Only the lines from the start up to and including the line containing "cx, cy = 346.0, 343.0" should be repeated, word for word.

RECORD EXTRACTS
****************************************

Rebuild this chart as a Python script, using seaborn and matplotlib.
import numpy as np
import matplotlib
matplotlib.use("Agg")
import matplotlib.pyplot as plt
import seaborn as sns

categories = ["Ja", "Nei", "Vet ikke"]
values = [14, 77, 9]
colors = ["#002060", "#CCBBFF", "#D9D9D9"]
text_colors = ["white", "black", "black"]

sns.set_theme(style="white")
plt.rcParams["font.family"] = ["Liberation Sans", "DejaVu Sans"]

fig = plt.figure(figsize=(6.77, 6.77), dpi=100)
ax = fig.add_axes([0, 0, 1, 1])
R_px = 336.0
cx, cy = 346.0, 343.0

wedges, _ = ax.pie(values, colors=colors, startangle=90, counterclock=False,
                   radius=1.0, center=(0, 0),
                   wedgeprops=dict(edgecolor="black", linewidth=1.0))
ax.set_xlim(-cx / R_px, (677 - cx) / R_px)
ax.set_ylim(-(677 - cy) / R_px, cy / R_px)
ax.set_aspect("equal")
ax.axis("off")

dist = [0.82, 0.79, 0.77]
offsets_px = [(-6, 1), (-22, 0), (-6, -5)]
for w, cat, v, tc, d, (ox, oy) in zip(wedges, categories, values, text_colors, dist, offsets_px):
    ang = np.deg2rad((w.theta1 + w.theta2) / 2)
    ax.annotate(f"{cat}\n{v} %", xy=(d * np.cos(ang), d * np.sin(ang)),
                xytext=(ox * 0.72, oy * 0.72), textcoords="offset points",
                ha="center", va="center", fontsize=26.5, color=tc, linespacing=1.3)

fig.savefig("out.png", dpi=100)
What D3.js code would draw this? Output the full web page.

****************************************

WORKED SOLUTION
Rebuild this chart as a Python script, using seaborn and matplotlib.
import numpy as np
import matplotlib
matplotlib.use("Agg")
import matplotlib.pyplot as plt
import seaborn as sns

categories = ["Ja", "Nei", "Vet ikke"]
values = [14, 77, 9]
colors = ["#002060", "#CCBBFF", "#D9D9D9"]
text_colors = ["white", "black", "black"]

sns.set_theme(style="white")
plt.rcParams["font.family"] = ["Liberation Sans", "DejaVu Sans"]

fig = plt.figure(figsize=(6.77, 6.77), dpi=100)
ax = fig.add_axes([0, 0, 1, 1])
R_px = 336.0
cx, cy = 346.0, 343.0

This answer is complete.